Dzierżyński ruled the GPU as he had the Cheka, but he had less scope for his insatiable energy. His time – when he was not ill – was spent restoring the railways, requisitioning grain and spreading, if not terror, then a spirit of panic in the economy. His tendency to put revolutionary sentiment before economic logic put him at loggerheads with better-educated commissars, on the left and on the right. Kamenev and Rykov in the Union of Labour and Defence set up in 1923 to revive the economy treated him condescendingly. Dzierżyński turned to Stalin for support. He wrote to him on 3 August 1923 (the letter was apparently never sent), ‘Given my weak voice, which can’t reach its goal, another voice must be raised.’ Doubts left ‘iron Feliks’ hopelessly malleable: ‘But then there will be cracks in our Soviet building.’
54
Like Stalin, Dzierżyński was impatient and incompetent with economics; he used retribution to tackle economic problems. When workers complained of devalued earnings, Dzierżyński wrote (28 March 1923) to Iagoda demanding confiscation of all property and the exile from cities of all speculators, bar owners and money dealers, but the state’s own currency operations broke down and the money dealers had to be pardoned.
55
Dzierżyński, however hard he worked, was uneasy with economists. One economist found Dzierżyński’s presence at discussions unnerving: ‘It was hard to keep the thread of one’s thoughts in one’s head, to keep track of Rykov’s objections and to reply to him.

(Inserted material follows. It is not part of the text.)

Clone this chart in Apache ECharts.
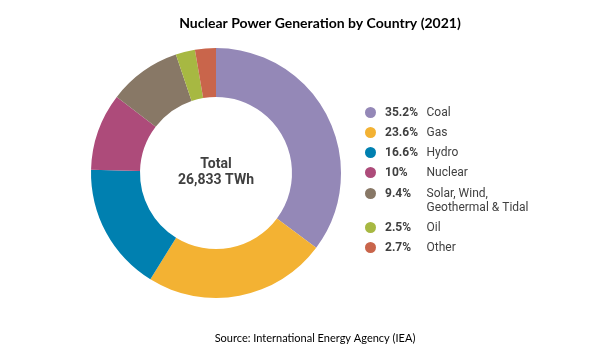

I felt that Dzierżyński’s cold pupils were boring right through me like X-rays and, after me, were vanishing somewhere in the stone wall’ By the mid-1920s, however, trains ran, factories produced goods, and the public credited these achievements, however shoddy, to Dzierżyński’s self-sacrificing energy. To inject life into any sphere of activity, Dzierżyński was made chairman: although he never went to a cinema, he was chairman of a film association and, more appropriately, he was elected chairman of the Society for Interplanetary Relations. Dzierżyński was left desolated and vulnerable by Lenin’s death. In a long letter to Stalin and Orjonikidze, he confessed: ‘I am not a theoretician and I am not a blind follower of persons – in my life I have personally loved only two revolutionaries and leaders. Rosa Luxemburg and Vladimir Lenin – nobody else.’
56
The film that Dzierżyński commissioned of Lenin’s funeral was the only cinema film he ever watched.